__Task objective__
Set out each line from the following listing that includes the word "React".

__Data__
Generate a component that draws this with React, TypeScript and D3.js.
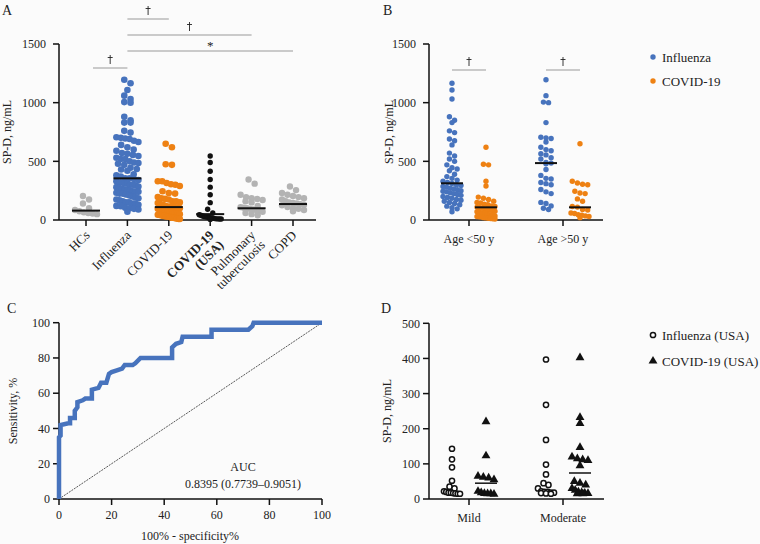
import React from "react";
import * as d3 from "d3";

// ---------- Data ----------
const catsA = ["HCs", "Influenza", "COVID-19", "COVID-19 (USA)", "Pulmonary tuberculosis", "COPD"];
const labelLinesA = [["HCs"], ["Influenza"], ["COVID-19"], ["COVID-19", "(USA)"], ["Pulmonary", "tuberculosis"], ["COPD"]];
const boldA = [false, false, false, true, false, false];

const fluUnder50 = [1165, 1108, 1031, 880, 850, 830, 760, 745, 690, 675, 640, 570, 545, 520, 500, 470, 445, 435, 420, 390, 370, 355, 340, 330, 320, 312, 300, 295, 285, 280, 272, 265, 258, 250, 245, 240, 232, 225, 218, 210, 200, 192, 185, 175, 168, 160, 150, 140, 130, 118, 105, 95, 70];
const fluOver50 = [1195, 1060, 1005, 1000, 830, 705, 700, 695, 665, 620, 600, 590, 565, 555, 530, 520, 490, 485, 480, 430, 380, 355, 350, 320, 310, 300, 260, 240, 225, 150, 140, 120, 100, 90];
const covidUnder50 = [620, 475, 470, 330, 290, 195, 185, 175, 160, 150, 145, 135, 130, 120, 115, 110, 105, 100, 95, 90, 85, 80, 75, 70, 65, 60, 55, 50, 45, 40, 35, 30, 28, 25, 20, 18, 15, 12, 10, 8];
const covidOver50 = [650, 330, 315, 300, 305, 245, 225, 230, 180, 160, 115, 110, 90, 85, 60, 55, 45, 40, 35, 30, 20];

const hcs = [205, 175, 140, 100, 85, 75, 65, 60, 55, 50];
const covidUSA = [545, 490, 415, 345, 280, 215, 148, 92, 60, 45, 40, 35, 30, 28, 25, 22, 20, 18, 15, 12, 10, 10, 8, 8, 5];
const tb = [345, 310, 215, 195, 185, 180, 170, 160, 150, 120, 110, 105, 100, 95, 90, 85, 80, 70, 60, 50, 40];
const copd = [285, 255, 230, 215, 205, 195, 185, 175, 160, 150, 145, 140, 135, 130, 125, 110, 100, 95, 85, 75];
const centerA = [80, 355, 110, 50, 100, 136];

const groupsB = ["Age <50 y", "Age >50 y"];
const centerBFlu = [313, 485];
const centerBCovid = [108, 108];

const rocFpr = [0, 0, 0.6, 0.6, 3.5, 4.2, 4.2, 6, 6, 7, 7, 9, 10, 12.5, 12.5, 15, 16, 18, 19, 20, 22, 24, 25, 28, 29, 31, 43, 43, 44.5, 46.5, 47, 58, 58, 72, 73.5, 74, 100];
const rocTpr = [0, 35, 36, 42, 43, 43, 46, 46, 50, 52, 55, 56, 57, 57, 62, 63, 66, 66, 71, 72, 73, 74, 76, 76, 77, 80, 80, 86, 88, 89, 92, 92, 96, 96, 98, 100, 100];

const groupsD = ["Mild", "Moderate"];
const dFluMild = [143, 113, 90, 52, 35, 30, 22, 20, 18, 18, 17, 16, 15, 15];
const dFluModerate = [397, 268, 168, 98, 70, 45, 40, 30, 22, 20, 20, 18, 18, 17, 16, 15];
const dCovidMild = [220, 123, 65, 62, 60, 55, 22, 18, 16, 15, 15, 14];
const dCovidModerate = [402, 232, 215, 147, 120, 115, 112, 110, 95, 50, 45, 40, 30, 25, 20, 18, 17, 16, 15, 15];
const centerDCovid = [45, 74];

const ticksAB = [0, 500, 1000, 1500];
const ticksC = [0, 20, 40, 60, 80, 100];
const ticksD = [0, 100, 200, 300, 400, 500];

// ---------- Style ----------
const BLUE = "#4773bd";
const ORANGE = "#ee8113";
const GRAY = "#b3b3b3";
const BLACK = "#111";
const TXT = "#222";
const FONT = "'Liberation Serif', 'DejaVu Serif', serif";

// column scatter: points binned into rows, spread horizontally within a capped width
function swarm(vals: number[], cx: number, y: (v: number) => number, r: number, maxHalf: number) {
  const pys = vals.map((v) => y(v)).sort((a, b) => a - b);
  const binH = 2 * r * 0.85;
  const out: { x: number; y: number }[] = [];
  let i = 0;
  while (i < pys.length) {
    let j = i;
    while (j < pys.length && pys[j] - pys[i] < binH) j++;
    const n = j - i;
    const sp = n > 1 ? Math.min(2 * r * 0.95, (2 * maxHalf) / (n - 1)) : 0;
    for (let k = 0; k < n; k++) {
      out.push({ x: cx + (k - (n - 1) / 2) * sp, y: pys[i + k] });
    }
    i = j;
  }
  return out;
}

function Dagger({ x, y }: { x: number; y: number }) {
  // y = baseline
  return (
    <g stroke={TXT} strokeWidth={0.9}>
      <line x1={x} x2={x} y1={y - 9} y2={y} />
      <line x1={x - 2.5} x2={x + 2.5} y1={y - 6.5} y2={y - 6.5} />
    </g>
  );
}

function YAxis({ scale, ticks, x, tickLen = 6, gap = 4 }: any) {
  const [r0, r1] = scale.range();
  return (
    <g>
      <line x1={x} x2={x} y1={r0} y2={r1} stroke={BLACK} strokeWidth={1.5} />
      {ticks.map((t: number) => (
        <g key={t}>
          <line x1={x - tickLen} x2={x} y1={scale(t)} y2={scale(t)} stroke={BLACK} strokeWidth={1.5} />
          <text x={x - tickLen - gap} y={scale(t)} dy="0.35em" textAnchor="end" fontSize={12} fill={TXT}>
            {t}
          </text>
        </g>
      ))}
    </g>
  );
}

export default function App() {
  // Panel A
  const yA = d3.scaleLinear([0, 1500], [220, 44]);
  const xA = d3.scalePoint<string>(catsA, [86, 293]);
  const colA = [
    { vals: hcs, color: GRAY, r: 3.2, w: 11 },
    { vals: fluUnder50.concat(fluOver50), color: BLUE, r: 3.3, w: 11 },
    { vals: covidUnder50.concat(covidOver50), color: ORANGE, r: 3.3, w: 11 },
    { vals: covidUSA, color: BLACK, r: 2.7, w: 11 },
    { vals: tb, color: GRAY, r: 3.2, w: 11 },
    { vals: copd, color: GRAY, r: 3.2, w: 11 },
  ];

  // Panel B
  const yB = d3.scaleLinear([0, 1500], [220, 44]);
  const xB = d3.scalePoint<string>(groupsB, [469, 563]);
  const subB = d3.scalePoint<string>(["flu", "covid"], [-17, 17]);
  const bFlu = [fluUnder50, fluOver50];
  const bCovid = [covidUnder50, covidOver50];

  // Panel C
  const xC = d3.scaleLinear([0, 100], [59, 322]);
  const yC = d3.scaleLinear([0, 100], [499, 322.7]);
  const rocLine = d3
    .line<number>()
    .x((_, i) => xC(rocFpr[i]))
    .y((_, i) => yC(rocTpr[i]));

  // Panel D
  const yD = d3.scaleLinear([0, 500], [499, 323.3]);
  const xD = d3.scalePoint<string>(groupsD, [469, 563]);
  const subD = d3.scalePoint<string>(["flu", "covid"], [-17, 17]);
  const dFlu = [dFluMild, dFluModerate];
  const dCovid = [dCovidMild, dCovidModerate];
  const tri = d3.symbol(d3.symbolTriangle, 34)();

  const sigA = [
    { a: 0, b: 1, y: 68, sym: "†" },
    { a: 1, b: 2, y: 19, sym: "†" },
    { a: 1, b: 4, y: 35, sym: "†" },
    { a: 1, b: 5, y: 51, sym: "*" },
  ];

  return (
    <svg
      width={760}
      height={544}
      style={{ position: "absolute", left: 0, top: 0, fontFamily: FONT }}
    >
      <rect width={760} height={544} fill="#fbfbfb" />

      {/* ---------- Panel A ---------- */}
      <text x={2} y={15} fontSize={14} fill={TXT}>A</text>
      <text transform={`translate(11,132) rotate(-90)`} textAnchor="middle" fontSize={12} fill={TXT}>SP-D, ng/mL</text>
      <YAxis scale={yA} ticks={ticksAB} x={59} gap={7} />
      <line x1={59} x2={316} y1={220} y2={220} stroke={BLACK} strokeWidth={1.5} />
      {catsA.map((c, i) => {
        const cx = xA(c)!;
        const pts = swarm(colA[i].vals, cx, yA, colA[i].r, colA[i].w);
        return (
          <g key={c}>
            <line x1={cx} x2={cx} y1={220} y2={226} stroke={BLACK} strokeWidth={1.5} />
            {pts.map((p, j) => (
              <circle key={j} cx={p.x} cy={p.y} r={colA[i].r} fill={colA[i].color} />
            ))}
            <line x1={cx - 14} x2={cx + 14} y1={yA(centerA[i])} y2={yA(centerA[i])} stroke={BLACK} strokeWidth={2} />
            <text
              transform={`translate(${cx + 4.5},236) rotate(-45)`}
              textAnchor="end"
              fontSize={13}
              fontWeight={boldA[i] ? "bold" : "normal"}
              fill={TXT}
            >
              {labelLinesA[i].map((ln, k) => (
                <tspan key={k} x={0} dy={k === 0 ? 0 : "1.05em"}>{ln}</tspan>
              ))}
            </text>
          </g>
        );
      })}
      {sigA.map((s, i) => {
        const x1 = s.a === 0 ? xA(catsA[s.a])! + 7 : xA(catsA[s.a])!;
        const x2 = xA(catsA[s.b])!;
        const mx = (x1 + x2) / 2;
        return (
          <g key={i}>
            <line x1={x1} x2={x2} y1={s.y} y2={s.y} stroke="#999" strokeWidth={1} />
            {s.sym === "*" ? (
              <text x={mx} y={s.y - 1} textAnchor="middle" fontSize={13} fill={TXT}>*</text>
            ) : (
              <Dagger x={mx} y={s.y - 4} />
            )}
          </g>
        );
      })}

      {/* ---------- Panel B ---------- */}
      <text x={383} y={15} fontSize={14} fill={TXT}>B</text>
      <text transform={`translate(393,132) rotate(-90)`} textAnchor="middle" fontSize={12} fill={TXT}>SP-D, ng/mL</text>
      <YAxis scale={yB} ticks={ticksAB} x={429} gap={7} />
      <line x1={429} x2={603} y1={220} y2={220} stroke={BLACK} strokeWidth={1.5} />
      {groupsB.map((g, i) => {
        const cx = xB(g)!;
        const fx = cx + subB("flu")!;
        const ox = cx + subB("covid")!;
        const fp = swarm(bFlu[i], fx, yB, 2.7, 9);
        const op = swarm(bCovid[i], ox, yB, 2.7, 9);
        return (
          <g key={g}>
            <line x1={cx} x2={cx} y1={220} y2={226} stroke={BLACK} strokeWidth={1.5} />
            {fp.map((p, j) => <circle key={"f" + j} cx={p.x} cy={p.y} r={2.7} fill={BLUE} />)}
            {op.map((p, j) => <circle key={"o" + j} cx={p.x} cy={p.y} r={2.7} fill={ORANGE} />)}
            <line x1={fx - 11} x2={fx + 11} y1={yB(centerBFlu[i])} y2={yB(centerBFlu[i])} stroke={BLACK} strokeWidth={2} />
            <line x1={ox - 11} x2={ox + 11} y1={yB(centerBCovid[i])} y2={yB(centerBCovid[i])} stroke={BLACK} strokeWidth={2} />
            <text x={cx} y={243} textAnchor="middle" fontSize={12} fill={TXT}>{g}</text>
            <line x1={fx} x2={ox} y1={70} y2={70} stroke="#999" strokeWidth={1} />
            <Dagger x={cx} y={66} />
          </g>
        );
      })}
      <circle cx={653} cy={57} r={2.7} fill={BLUE} />
      <text x={662} y={61.5} fontSize={13} fill={TXT}>Influenza</text>
      <circle cx={653} cy={81} r={2.7} fill={ORANGE} />
      <text x={662} y={85.5} fontSize={13} fill={TXT}>COVID-19</text>

      {/* ---------- Panel C ---------- */}
      <text x={7} y={313} fontSize={14} fill={TXT}>C</text>
      <text transform={`translate(17,411) rotate(-90)`} textAnchor="middle" fontSize={12} fill={TXT}>Sensitivity, %</text>
      <YAxis scale={yC} ticks={ticksC} x={59} gap={3} />
      <line x1={59} x2={322} y1={499} y2={499} stroke={BLACK} strokeWidth={1.5} />
      {ticksC.map((t) => (
        <g key={t}>
          <line x1={xC(t)} x2={xC(t)} y1={499} y2={505} stroke={BLACK} strokeWidth={1.5} />
          <text x={xC(t)} y={519} textAnchor="middle" fontSize={12} fill={TXT}>{t}</text>
        </g>
      ))}
      <text x={190} y={540} textAnchor="middle" fontSize={12} fill={TXT}>100% - specificity%</text>
      <line x1={xC(0)} y1={yC(0)} x2={xC(100)} y2={yC(100)} stroke={BLACK} strokeWidth={0.7} strokeDasharray="2,1" />
      <path d={rocLine(rocFpr) || ""} fill="none" stroke={BLUE} strokeWidth={4.5} strokeLinejoin="miter" />
      <text x={243} y={471} textAnchor="middle" fontSize={12} fill={TXT}>AUC</text>
      <text x={243} y={488} textAnchor="middle" fontSize={12} fill={TXT}>0.8395 (0.7739–0.9051)</text>

      {/* ---------- Panel D ---------- */}
      <text x={381} y={313} fontSize={14} fill={TXT}>D</text>
      <text transform={`translate(391,411) rotate(-90)`} textAnchor="middle" fontSize={12} fill={TXT}>SP-D, ng/mL</text>
      <YAxis scale={yD} ticks={ticksD} x={429} gap={3} />
      <line x1={429} x2={604} y1={499} y2={499} stroke={BLACK} strokeWidth={1.5} />
      {groupsD.map((g, i) => {
        const cx = xD(g)!;
        const fx = cx + subD("flu")!;
        const ox = cx + subD("covid")!;
        const fp = swarm(dFlu[i], fx, yD, 2.6, 8);
        const op = swarm(dCovid[i], ox, yD, 3, 8);
        return (
          <g key={g}>
            <line x1={cx} x2={cx} y1={499} y2={505} stroke={BLACK} strokeWidth={1.5} />
            {fp.map((p, j) => (
              <circle key={"f" + j} cx={p.x} cy={p.y} r={2.6} fill="#fff" stroke={BLACK} strokeWidth={1.5} />
            ))}
            {op.map((p, j) => (
              <path key={"o" + j} d={tri || ""} transform={`translate(${p.x},${p.y})`} fill={BLACK} />
            ))}
            <line x1={ox - 11} x2={ox + 11} y1={yD(centerDCovid[i])} y2={yD(centerDCovid[i])} stroke={BLACK} strokeWidth={1.5} />
            <text x={cx} y={522} textAnchor="middle" fontSize={12} fill={TXT}>{g}</text>
          </g>
        );
      })}
      <circle cx={653} cy={335} r={2.6} fill="#fff" stroke={BLACK} strokeWidth={1.5} />
      <text x={662} y={339.5} fontSize={13} fill={TXT}>Influenza (USA)</text>
      <path d={tri || ""} transform="translate(653,361)" fill={BLACK} />
      <text x={662} y={365.5} fontSize={13} fill={TXT}>COVID-19 (USA)</text>
    </svg>
  );
}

__Completed exercise__
Generate a component that draws this with React, TypeScript and D3.js.
import React from "react";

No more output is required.